John Bishop: Peddling Stories
Note: This review is from 2004
John is an affable, if slightly dazed, man whose show is supposedly about a bicycle ride from Australia to the UK in the early Nineties. But you couldn't really call it a show. He's a very nice man, but I haven't the faintest idea why he paid good money to come to Edinburgh as he has no idea how to structure a talk, let alone a show.
"The reason this show has never worked so far," he tells the audience at the start, "Is that I can't say it all in an hour."
This might be because Peddling Stories is the Tristram Shandy of Fringe shows: it never really starts.
The first 15 minutes were amiable waffle, with John asking the audience about themselves. It takes another five minutes before we reach the part where he buys the bike. Then we have stories of crocodiles repelling the Japanese in the Second World War and questions how many audience members had kids.
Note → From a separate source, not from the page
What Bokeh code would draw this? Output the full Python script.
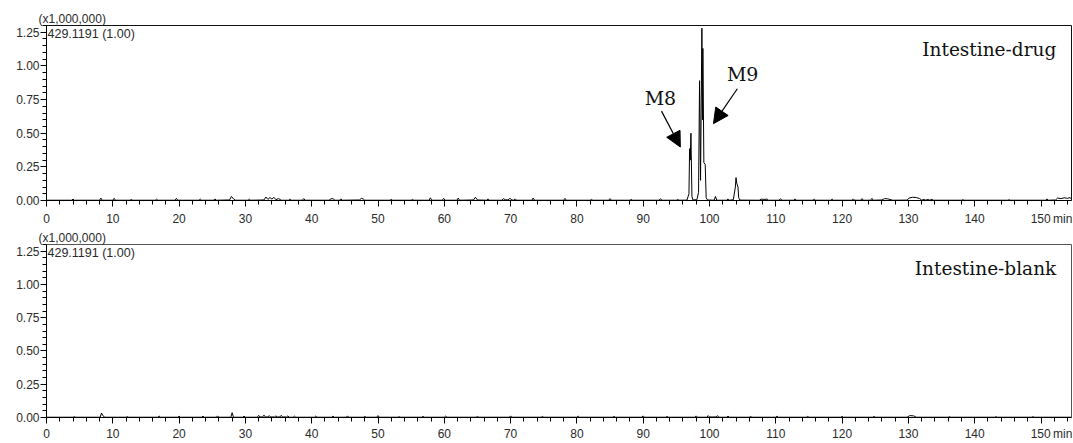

This is not a performed show. It's a shambles, like listening to a loquacious bloke in a pub. But everyone left happy. It was one of those serendipity events that make the Fringe a joy provided you don't mind forking out a hefty £11 to have some stranger ask you questions in a shipping container.
For cuddly amiability, it scores three stars. As a show it scores one, bet elevated by the story about a cockerel trying to mate with a duck in Nepal and a Vietnam vet losing his glass eye in a toilet in, I think, Thailand. Or maybe it wasn't. Like the show itself, it doesn't really matter.